This was our Foodie Family’s, quarterly group meet up; to celebrate birthdays past and ones on the horizon, all while eating good Chinese food. Seven well established food bloggers, embarking on 1 restaurant of the group’s choosing; and reviewing it with their own lens, while taking on the critiques of the other 6. Those present today included: Sherman of @shermansfoodadventures, Joyce of @vanfoodies, David of @pickydiners, Areta of @foodgressing, Hanson of @noshandnibble, and Diana of @foodologyca; by way of handheld device.
Today’s destination was New Fishport Seafood restaurant. Still fairly new considering they opened pre-Covid, and the last two years were pretty much a write off for the hospitality industry. We would order 7 dishes to share family style, made easier by way of a lazy Susan.
One of us (Areta), was resolute to her cleanse, so had asked to order and have her own dish; not being able to commit to the fatty, oily, and fried dishes we as a group wanted. A request she cleared with all of us, prior to coming, and one she had announced to the restaurant’s service team. Her ask was for a whole soy sauce chicken, which she politely requested to have as the first dish to come to the table. This was done knowing that such a dish is typically the last to be served, and knowning she was hungry and there was nothing else she could do but watch the rest of us eat. Sadly as predicted, this was the last to arrive and she was the last to eat.
But more on this later, as the review is written in the order the dishes arrived and in which we ate them.
Our larger table was situated by the entrance to one of the restaurant’s private rooms. And as a result, we were able to admire the visually stunning dishes that were being ushered to the VIPs. Dishes that included the likes of larger abalone in shell, individual crawfish platters, and a duo of lobsters that was literally fire. The latter was a visually smokey dish, thoroughly seasoned with chilli peppers that burned. Its spicy nuance flooded the entire restaurant, causing all the other guests (ourselves included) to hold their breathes, rub the tears out of their watering eyes, and sneeze in discomfort. The only solution was to open the back alley door, and have the cold wind chill you to your bone. All that, and the general cigarette smell that wafted in, did much to dampen the dressier ambiance of the place; as well as the occasion of our meal.
We started with the Crab meat with fish maw soup. A pot-full brought to the table and doled out by one of their staff. Individual bowls to self season with red vinegar and white pepper, that came communal. A warm start to get the appetite going, and one of my favourite Chinese soups for its lovely texture. A broth with a thicker consistency to slurp, accentuated by the globs of rubbery fish. It reminded me of soft boiled cartilage in texture. The maw could have been softer, but it did hit the spot. Not bad, but not one of the best renditions I have had.

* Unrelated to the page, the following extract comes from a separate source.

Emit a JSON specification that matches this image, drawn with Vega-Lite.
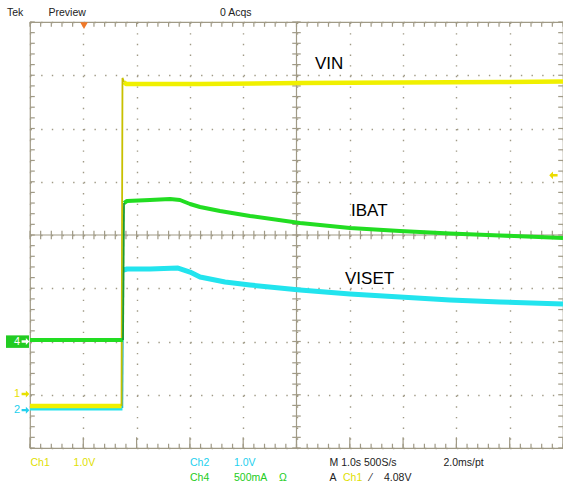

The Baked lobster with glutinous rice in lotus leaf was a stunning presentation. This was a whole lobster, as the head and tail tip was included, but we weren’t given a looky-loo at its entirety before we bought in. It is chopped up for ease of picking sweet lobster meat from saucy shell, and served atop a generous portion of sticky egg rice. The rice was perfect, plenty of flavour and the ideal base for everything we had to follow. Shame, that the lobster with it was over cooked.
I liked the Fried cauliflower with persevered pork for the crispy texture of the vegetable. This would be our one vegetable dish, that is typically present at any multi course Chinese feast. The sweet cured sausage and pork belly were dry and chewy, tasty as nibbles, but they didn’t do much for the cauliflower.
We often find ourselves gravitating towards any order of Sweet and sour pork, as we find it a good gauge of all other Chinese restaurants. A staple to help judge the quality of food from one place to another. The version here was more sweet than sour, the tartness of the sharp, raw vegetables helped to balance out the sugars. The pork was on the fattier side, whereas I wanted more meaty morsels and them to be fried crispier.
The Fried shrimp cake was pure disappointment. With its name/description in Chinese and the price tag at $25.80, we expected something doughy and a lot more substantial. This was essentially a fluffy egg omelette with frozen shrimp and julienned leaks. Good, but not for a dressier Chinese restaurant, let alone one that specializes in seafood. And honestly, something you can make just as easily at home, and maybe even better with more ingredients therein.
Similarly in expectations not being met. The Shrimp sauce with pork belly did not deliver on our experience of pork belly. We were expecting something braised and caramelized. This was thin slices of over cooked pork, served in a pool of sauce, yet still bland, almost boring.
And finally the whole Soy sauce chicken. We were all able to try Areta’s chicken, and was my favourite dish of the night. Absolutely tender meat, served chilled, resting in a pool of the amazing, sweet light soy sauce. I wish I was the one to order a whole chicken for myself.
In short, with so many Chinese restaurant options availability, this one bears no repeating. The meal would definitely be memorable with its highs and lows, but there are so many other Chinese restaurants worth exploring.